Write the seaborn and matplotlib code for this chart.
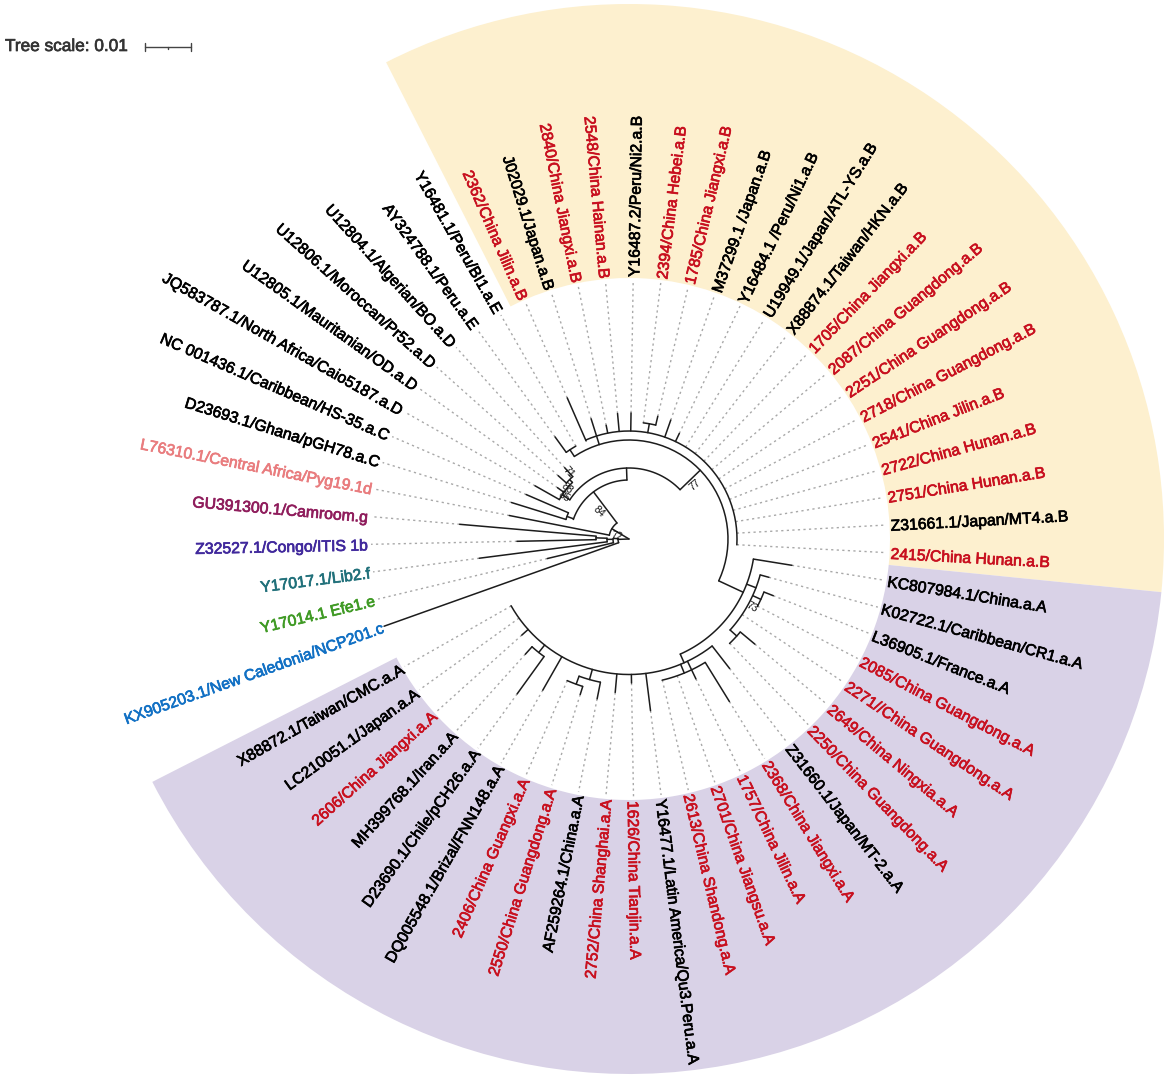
import numpy as np
import pandas as pd
import matplotlib
matplotlib.use("Agg")
import matplotlib.pyplot as plt
import matplotlib.patheffects as pe
from matplotlib.lines import Line2D
import seaborn as sns

# leaves, clockwise from the gap at lower left
leaf_names = [
    "KX905203.1/New Caledonia/NCP201.c", "Y17014.1 Efe1.e", "Y17017.1/Lib2.f", "Z32527.1/Congo/ITIS 1b",
    "GU391300.1/Camroom.g", "L76310.1/Central Africa/Pyg19.1d", "D23693.1/Ghana/pGH78.a.C",
    "NC 001436.1/Caribbean/HS-35.a.C", "JQ583787.1/North Africa/Caio5187.a.D", "U12805.1/Mauritanian/OD.a.D",
    "U12806.1/Moroccan/Pr52.a.D", "U12804.1/Algerian/BO.a.D", "AY324788.1/Peru.a.E", "Y16481.1/Peru/BI1.a.E",
    "2362/China Jilin.a.B", "J02029.1/Japan.a.B", "2840/China Jiangxi.a.B", "2548/China Hainan.a.B",
    "Y16487.2/Peru/Ni2.a.B", "2394/China Hebei.a.B", "1785/China Jiangxi.a.B", "M37299.1 /Japan.a.B",
    "Y16484.1 /Peru/Ni1.a.B", "U19949.1/Japan/ATL-YS.a.B", "X88874.1/Taiwan/HKN.a.B", "1705/China Jiangxi.a.B",
    "2087/China Guangdong.a.B", "2251/China Guangdong.a.B", "2718/China Guangdong.a.B", "2541/China Jilin.a.B",
    "2722/China Hunan.a.B", "2751/China Hunan.a.B", "Z31661.1/Japan/MT4.a.B", "2415/China Hunan.a.B",
    "KC807984.1/China.a.A", "K02722.1/Caribbean/CR1.a.A", "L36905.1/France.a.A", "2085/China Guangdong.a.A",
    "2271//China Guangdong.a.A", "2649/China Ningxia.a.A", "2250/China Guangdong.a.A", "Z31660.1/Japan/MT-2.a.A",
    "2368/China Jiangxi.a.A", "1757/China Jilin.a.A", "2701/China Jiangsu.a.A", "2613/China Shandong.a.A",
    "Y16477.1/Latin America/Qu3.Peru.a.A", "1626/China Tianjin.a.A", "2752/China Shanghai.a.A",
    "AF259264.1/China.a.A", "2550/China Guangdong.a.A", "2406/China Guangxi.a.A", "DQ005548.1/Brizal/FNN148.a.A",
    "D23690.1/Chile/pCH26.a.A", "MH399768.1/Iran.a.A", "2606/China Jiangxi.a.A", "LC210051.1/Japan.a.A",
    "X88872.1/Taiwan/CMC.a.A",
]
branch_start = [
    11, 16, 22, 33, 33, 20, 66, 66, 80, 80, 84, 84, 107, 107, 107, 99, 108, 108, 108, 117, 117, 108, 108, 108,
    108, 108, 108, 108, 108, 108, 108, 108, 108, 108, 126, 136, 145, 145, 136, 145, 145, 135.5, 145, 135.5, 145,
    145, 135.5, 135.5, 135.5, 146, 154.5, 154.5, 135.5, 145, 145, 135.5, 135.5, 135.5,
]
branch_tip = [
    260, 84, 151, 112, 170, 122, 123, 112, 108, 88, 95, 96, 126, 107, 154, 126, 116, 126, 126, 117, 126, 126, 117,
    108, 108, 108, 108, 108, 108, 108, 108, 108, 108, 108, 165, 145, 155, 145, 136, 164, 145, 164, 191, 155, 145,
    145, 173, 144, 154, 163, 163, 154.5, 174, 191, 155, 144, 135.5, 135.5,
]
red_names = ("2", "1")
other_colors = {
    "KX905203.1/New Caledonia/NCP201.c": "#1170c4", "Y17014.1 Efe1.e": "#3f9a24", "Y17017.1/Lib2.f": "#20707a",
    "Z32527.1/Congo/ITIS 1b": "#40289c", "GU391300.1/Camroom.g": "#8f1d5c",
    "L76310.1/Central Africa/Pyg19.1d": "#e97c7e",
}

# internal arcs: radius, from angle, to angle
arcs = [
    (20, 127, 169.4), (59, 160.7, 92), (71, 146.5, 44), (99, 123.5, -25), (108, 113.6, -3.1), (107, 125.9, 119.8),
    (117, 83, 76.8), (126, -9.2, -66), (136, -15.4, -42), (145, -21.5, -27.7), (145, -40, -46.1),
    (135.5, -52.2, -150.5), (145, -58.4, -76.8), (146, -101.4, -110), (154.5, -107.5, -113.6), (145, -125.9, -132),
    (66, 156.6, 162.8), (80, 150.5, 135), (84, 132, 138.2), (11, 199.6, 178), (16, 193.5, 181), (22, 187.3, 178),
    (33, 175.5, 181.2),
]
# internal branches: angle, radius in, radius out
stems = [
    (149, 0, 20), (182, 0, 11), (127, 20, 59), (92, 59, 71), (44, 71, 99), (-25, 99, 126), (160, 59, 66),
    (146.5, 71, 80), (135, 80, 84), (123.5, 99, 107), (80, 108, 117), (-21, 126, 136), (-24.6, 136, 145),
    (-42, 136, 145), (-66, 126, 135.5), (-67.6, 135.5, 145), (-105.7, 135.5, 146), (-110, 146, 154.5),
    (-128.5, 135.5, 145), (178, 11, 16), (181, 16, 22), (178, 22, 33),
]
support = [("84", 138, 41), ("77", 39.6, 85), ("72", 168, 13), ("73", -29, 140), ("71", 132, 90), ("88", 141, 80), ("85", 147, 77)]

clade_names = ["B", "A"]
clade_from = [117, -5.7]
clade_to = [-5.7, -153]
clade_colors = ["#fdf0cf", "#d9d2e7"]

step = 350 / (len(leaf_names) - 1)
leaf_angle = [199.6 - i * step for i in range(len(leaf_names))]


def leaf_color(name):
    if name in other_colors:
        return other_colors[name]
    if name[0] in red_names and name[1].isdigit() and "/China" in name[:11]:
        return "#c8101f"
    return "black"


def to_frame(segments):
    rows = []
    for k, (a, r) in enumerate(segments):
        rows.append(pd.DataFrame({"theta": np.deg2rad(a), "r": r, "seg": k}))
    return pd.concat(rows, ignore_index=True)


sns.set_theme(style="white")
plt.rcParams["font.family"] = ["Liberation Sans", "DejaVu Sans"]

fig = plt.figure(figsize=(11.7, 10.8), dpi=100)
rmax = 600
ax = fig.add_axes([(629 - rmax) / 1170, (1080 - 539 - rmax) / 1080, 2 * rmax / 1170, 2 * rmax / 1080], projection="polar")

for n in range(len(clade_names)):
    mid = np.deg2rad((clade_from[n] + clade_to[n]) / 2)
    width = np.deg2rad(clade_from[n] - clade_to[n])
    ax.bar(mid, 535 - 261, width=width, bottom=261, color=clade_colors[n], linewidth=0, zorder=1)

# dotted leaders
leaders = [([a, a], [t, 258]) for a, t in zip(leaf_angle, branch_tip) if t < 258]
sns.lineplot(data=to_frame(leaders), x="theta", y="r", units="seg", estimator=None, sort=False, color="#a8a8a8",
             linewidth=1.0, linestyle=(0, (1.6, 2.4)), ax=ax, zorder=2)

# tree
segs = [([a, a], [s, t]) for a, s, t in zip(leaf_angle, branch_start, branch_tip) if t > s]
segs += [([a, a], [r0, r1]) for a, r0, r1 in stems]
segs += [(np.linspace(a0, a1, 40), np.full(40, r)) for r, a0, a1 in arcs]
sns.lineplot(data=to_frame(segs), x="theta", y="r", units="seg", estimator=None, sort=False, color="#1c1c1c",
             linewidth=1.1, ax=ax, zorder=3)

for name, a in zip(leaf_names, leaf_angle):
    c = leaf_color(name)
    left = np.cos(np.deg2rad(a)) < 0
    ax.text(np.deg2rad(a), 262, name, color=c, fontsize=11.35, rotation=a - 180 if left else a,
            rotation_mode="anchor", ha="right" if left else "left", va="center_baseline", zorder=4,
            path_effects=[pe.withStroke(linewidth=0.5, foreground=c)])

for txt, a, r in support:
    rot = a - 180 if np.cos(np.deg2rad(a)) < 0 else a
    ax.text(np.deg2rad(a), r, txt, fontsize=7.5, color="#111111", rotation=rot, rotation_mode="anchor",
            ha="center", va="center", zorder=5)

ax.set_ylim(0, rmax)
ax.set_axis_off()

# scale bar
fig.text(5 / 1170, 1 - 46.5 / 1080, "Tree scale: 0.01", fontsize=12.4, color="#333333", va="center", ha="left",
         path_effects=[pe.withStroke(linewidth=0.5, foreground="#333333")])
bar_x = [145 / 1170, 191 / 1170]
bar_y = 1 - 46.5 / 1080
fig.add_artist(Line2D(bar_x, [bar_y, bar_y], color="#444444", lw=1))
for bx, h in [(bar_x[0], 4), (bar_x[1], 4)]:
    fig.add_artist(Line2D([bx, bx], [bar_y - h / 1080, bar_y + h / 1080], color="#444444", lw=1))
mid_x = sum(bar_x) / 2
fig.add_artist(Line2D([mid_x, mid_x], [bar_y - 2 / 1080, bar_y], color="#444444", lw=1))

fig.savefig("out.png", dpi=100)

##########

WHAT TO DO: With the pictures left out, restate word for word every line of the data above, from the first down to the line that contains "import seaborn as sns".

EXERCISE OUTPUT:
Write the seaborn and matplotlib code for this chart.
import numpy as np
import pandas as pd
import matplotlib
matplotlib.use("Agg")
import matplotlib.pyplot as plt
import matplotlib.patheffects as pe
from matplotlib.lines import Line2D
import seaborn as sns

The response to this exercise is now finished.